Previously published on BillMoyers.com
The Archbishop of South Africa, Desmond Tutu, has called for an international "anti-apartheid-style boycott" against the fossil fuel industry in response to global warming. "People of conscience need to break their ties with corporations financing the injustice of climate change," the Nobel Peace Prize laureate wrote in an essay earlier this month. Tutu's call to action also urges a strategy of divestment, the selling off of stocks and other investments in the name of an urgent cause.
This week, I talk with two leaders who helped inspire the new fossil fuel divestment movement that Tutu is encouraging. Ellen Dorsey is executive director of the Wallace Global Fund and a catalyst in the coalition of 17 foundations known as Divest-Invest Philanthropy. Thomas Van Dyck is Senior Vice President -- Financial Advisor at RBC Wealth Management, and founder of As You Sow, a shareholder advocacy foundation.

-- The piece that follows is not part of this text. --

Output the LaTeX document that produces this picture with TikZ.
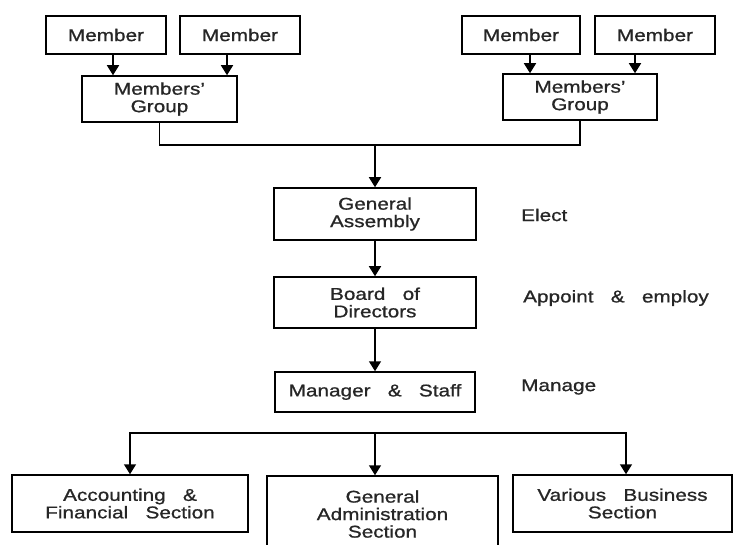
\documentclass[tikz,border=0pt]{standalone}
\usepackage{fontspec}
\setmainfont{Liberation Sans}[FakeStretch=1.22,WordSpace=3,FakeBold=0.9]
\usetikzlibrary{arrows.meta}
\begin{document}
\begin{tikzpicture}[x=1pt,y=-1pt,
  box/.style={draw, line width=1.5pt, inner sep=0pt, align=center,
    font=\fontsize{17}{17.5}\selectfont, text=black!85},
  lbl/.style={inner sep=0pt, anchor=west, font=\fontsize{17}{17.5}\selectfont, text=black!85},
  conn/.style={line width=1.5pt},
  arr/.style={line width=1.5pt, -{Triangle[width=12pt,length=10pt]}}]
\clip (0,0) rectangle (736,545);
\fill[white] (0,0) rectangle (736,545);
% members
\node[box, minimum width=120pt, minimum height=38pt] (m1) at (106,35) {Member};
\node[box, minimum width=120pt, minimum height=38pt] (m2) at (240,35) {Member};
\node[box, minimum width=118pt, minimum height=38pt] (m3) at (521,35) {Member};
\node[box, minimum width=120pt, minimum height=38pt] (m4) at (655,35) {Member};
% groups
\node[box, minimum width=155pt, minimum height=46pt] (g1) at (159.5,99) {Members'\\Group};
\node[box, minimum width=154pt, minimum height=46pt] (g2) at (580,97) {Members'\\Group};
\draw[arr] ([xshift=7pt]m1.south) -- ([xshift=7pt]m1.south |- g1.north);
\draw[arr] ([xshift=-13pt]m2.south) -- ([xshift=-13pt]m2.south |- g1.north);
\draw[arr] ([xshift=9pt]m3.south) -- ([xshift=9pt]m3.south |- g2.north);
\draw[arr] ([xshift=-20pt]m4.south) -- ([xshift=-20pt]m4.south |- g2.north);
% main column
\node[box, minimum width=202pt, minimum height=52pt] (ga) at (375,214) {General\\Assembly};
\node[box, minimum width=202pt, minimum height=51pt] (bd) at (375,302.5) {Board of\\Directors};
\node[box, minimum width=200pt, minimum height=40pt] (ms) at (375,392) {Manager \& Staff};
\coordinate (j) at (375,145);
\draw[conn] (g1.south) |- (j) -| (g2.south);
\draw[arr] (j) -- (ga.north);
\draw[arr] (ga.south) -- (bd.north);
\draw[arr] (bd.south) -- (ms.north);
% side labels
\node[lbl] (el) at (521,215) {Elect};
\node[lbl] (ap) at (523,298) {Appoint \& employ};
\node[lbl] (mn) at (521,387) {Manage};
% sections
\node[box, minimum width=236pt, minimum height=57pt] (s1) at (130,503.5) {Accounting \&\\Financial Section};
\node[box, minimum width=231pt, minimum height=76pt] (s2) at (382.5,514) {General\\Administration\\Section};
\node[box, minimum width=219pt, minimum height=57pt] (s3) at (622.5,503.5) {Various Business\\Section};
\coordinate (bm) at (375,433);
\coordinate (br) at (626,433);
\draw[arr] (bm) -| (s1.north);
\draw[arr] (bm) -| (s3.north -| br);
\draw[arr] (bm) -- (s2.north -| bm);
\end{tikzpicture}
\end{document}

They are urging foundations, faith groups, pension funds, municipalities and universities to sell their shares in polluting industries and reinvest in companies committed to climate change solutions.
"The climate crisis is so urgent that if you own fossil fuels, you own climate change," said Dorsey. Van Dyck adds that reinvestment is needed to create "a sustainable economy that's based on the energy of the future, not on the energy of the past."